>> BEGIN Recorded information

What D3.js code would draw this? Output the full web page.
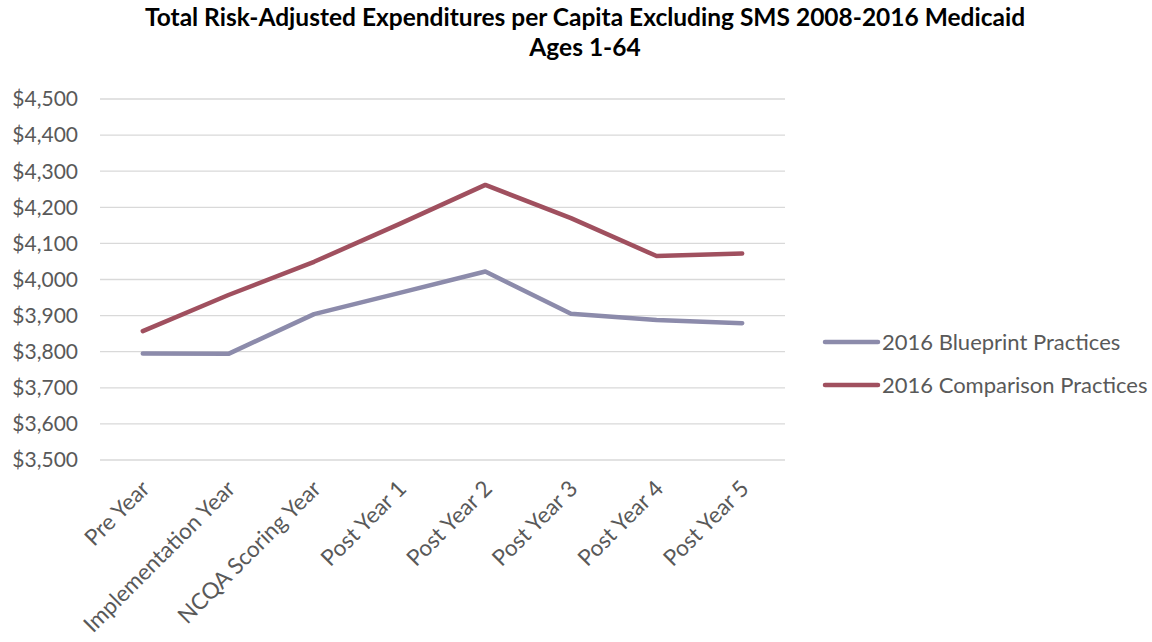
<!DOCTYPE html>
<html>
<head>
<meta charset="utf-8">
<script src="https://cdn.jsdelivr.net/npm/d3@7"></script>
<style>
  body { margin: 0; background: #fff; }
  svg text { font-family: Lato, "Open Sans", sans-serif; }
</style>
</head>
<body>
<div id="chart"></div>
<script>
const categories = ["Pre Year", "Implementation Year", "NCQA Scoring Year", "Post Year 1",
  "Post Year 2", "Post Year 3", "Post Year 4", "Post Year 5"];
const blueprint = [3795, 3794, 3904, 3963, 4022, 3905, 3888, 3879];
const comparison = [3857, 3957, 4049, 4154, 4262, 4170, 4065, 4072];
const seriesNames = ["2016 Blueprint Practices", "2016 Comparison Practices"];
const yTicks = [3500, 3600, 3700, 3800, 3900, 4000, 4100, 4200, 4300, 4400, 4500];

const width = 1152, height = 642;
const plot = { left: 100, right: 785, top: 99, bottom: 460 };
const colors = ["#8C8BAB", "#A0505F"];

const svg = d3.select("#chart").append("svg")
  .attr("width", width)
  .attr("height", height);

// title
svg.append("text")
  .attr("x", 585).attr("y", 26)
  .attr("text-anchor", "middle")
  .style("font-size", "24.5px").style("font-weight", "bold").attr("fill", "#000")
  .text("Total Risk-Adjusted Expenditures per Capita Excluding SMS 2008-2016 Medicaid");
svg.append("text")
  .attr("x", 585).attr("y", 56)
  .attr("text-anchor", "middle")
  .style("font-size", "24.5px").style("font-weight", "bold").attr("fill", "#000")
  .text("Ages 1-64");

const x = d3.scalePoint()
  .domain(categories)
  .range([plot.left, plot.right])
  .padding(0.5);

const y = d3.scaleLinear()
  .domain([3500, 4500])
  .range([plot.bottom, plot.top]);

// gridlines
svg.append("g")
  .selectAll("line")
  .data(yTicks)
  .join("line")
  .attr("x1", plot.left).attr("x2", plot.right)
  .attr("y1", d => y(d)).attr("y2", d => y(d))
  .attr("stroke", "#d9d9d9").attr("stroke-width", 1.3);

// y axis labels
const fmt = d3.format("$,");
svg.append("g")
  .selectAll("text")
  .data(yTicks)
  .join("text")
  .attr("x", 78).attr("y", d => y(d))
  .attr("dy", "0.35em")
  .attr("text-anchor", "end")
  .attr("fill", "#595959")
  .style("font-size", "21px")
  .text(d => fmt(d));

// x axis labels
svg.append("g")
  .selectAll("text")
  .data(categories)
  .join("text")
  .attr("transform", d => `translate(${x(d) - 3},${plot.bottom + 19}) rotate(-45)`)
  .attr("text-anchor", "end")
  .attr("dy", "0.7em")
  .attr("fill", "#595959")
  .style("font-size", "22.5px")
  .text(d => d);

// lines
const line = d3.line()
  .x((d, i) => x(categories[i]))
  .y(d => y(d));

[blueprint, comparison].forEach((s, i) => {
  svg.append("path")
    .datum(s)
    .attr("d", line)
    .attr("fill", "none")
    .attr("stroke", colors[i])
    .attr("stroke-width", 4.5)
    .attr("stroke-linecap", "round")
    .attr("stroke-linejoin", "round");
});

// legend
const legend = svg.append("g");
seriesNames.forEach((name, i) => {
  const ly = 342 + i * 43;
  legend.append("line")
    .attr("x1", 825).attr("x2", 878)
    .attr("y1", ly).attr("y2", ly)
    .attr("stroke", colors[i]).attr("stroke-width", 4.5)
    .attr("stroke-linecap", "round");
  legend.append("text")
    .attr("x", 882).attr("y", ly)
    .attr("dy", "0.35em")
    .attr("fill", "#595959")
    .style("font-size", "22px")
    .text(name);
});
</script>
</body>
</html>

>> END Recorded information

▶ **Task requirements**: The listing above must be printed again exactly, minus its pictures.

▶ **Solution to this task**:
What D3.js code would draw this? Output the full web page.
<!DOCTYPE html>
<html>
<head>
<meta charset="utf-8">
<script src="https://cdn.jsdelivr.net/npm/d3@7"></script>
<style>
  body { margin: 0; background: #fff; }
  svg text { font-family: Lato, "Open Sans", sans-serif; }
</style>
</head>
<body>
<div id="chart"></div>
<script>
const categories = ["Pre Year", "Implementation Year", "NCQA Scoring Year", "Post Year 1",
  "Post Year 2", "Post Year 3", "Post Year 4", "Post Year 5"];
const blueprint = [3795, 3794, 3904, 3963, 4022, 3905, 3888, 3879];
const comparison = [3857, 3957, 4049, 4154, 4262, 4170, 4065, 4072];
const seriesNames = ["2016 Blueprint Practices", "2016 Comparison Practices"];
const yTicks = [3500, 3600, 3700, 3800, 3900, 4000, 4100, 4200, 4300, 4400, 4500];

const width = 1152, height = 642;
const plot = { left: 100, right: 785, top: 99, bottom: 460 };
const colors = ["#8C8BAB", "#A0505F"];

const svg = d3.select("#chart").append("svg")
  .attr("width", width)
  .attr("height", height);

// title
svg.append("text")
  .attr("x", 585).attr("y", 26)
  .attr("text-anchor", "middle")
  .style("font-size", "24.5px").style("font-weight", "bold").attr("fill", "#000")
  .text("Total Risk-Adjusted Expenditures per Capita Excluding SMS 2008-2016 Medicaid");
svg.append("text")
  .attr("x", 585).attr("y", 56)
  .attr("text-anchor", "middle")
  .style("font-size", "24.5px").style("font-weight", "bold").attr("fill", "#000")
  .text("Ages 1-64");

const x = d3.scalePoint()
  .domain(categories)
  .range([plot.left, plot.right])
  .padding(0.5);

const y = d3.scaleLinear()
  .domain([3500, 4500])
  .range([plot.bottom, plot.top]);

// gridlines
svg.append("g")
  .selectAll("line")
  .data(yTicks)
  .join("line")
  .attr("x1", plot.left).attr("x2", plot.right)
  .attr("y1", d => y(d)).attr("y2", d => y(d))
  .attr("stroke", "#d9d9d9").attr("stroke-width", 1.3);

// y axis labels
const fmt = d3.format("$,");
svg.append("g")
  .selectAll("text")
  .data(yTicks)
  .join("text")
  .attr("x", 78).attr("y", d => y(d))
  .attr("dy", "0.35em")
  .attr("text-anchor", "end")
  .attr("fill", "#595959")
  .style("font-size", "21px")
  .text(d => fmt(d));

// x axis labels
svg.append("g")
  .selectAll("text")
  .data(categories)
  .join("text")
  .attr("transform", d => `translate(${x(d) - 3},${plot.bottom + 19}) rotate(-45)`)
  .attr("text-anchor", "end")
  .attr("dy", "0.7em")
  .attr("fill", "#595959")
  .style("font-size", "22.5px")
  .text(d => d);

// lines
const line = d3.line()
  .x((d, i) => x(categories[i]))
  .y(d => y(d));

[blueprint, comparison].forEach((s, i) => {
  svg.append("path")
    .datum(s)
    .attr("d", line)
    .attr("fill", "none")
    .attr("stroke", colors[i])
    .attr("stroke-width", 4.5)
    .attr("stroke-linecap", "round")
    .attr("stroke-linejoin", "round");
});

// legend
const legend = svg.append("g");
seriesNames.forEach((name, i) => {
  const ly = 342 + i * 43;
  legend.append("line")
    .attr("x1", 825).attr("x2", 878)
    .attr("y1", ly).attr("y2", ly)
    .attr("stroke", colors[i]).attr("stroke-width", 4.5)
    .attr("stroke-linecap", "round");
  legend.append("text")
    .attr("x", 882).attr("y", ly)
    .attr("dy", "0.35em")
    .attr("fill", "#595959")
    .style("font-size", "22px")
    .text(name);
});
</script>
</body>
</html>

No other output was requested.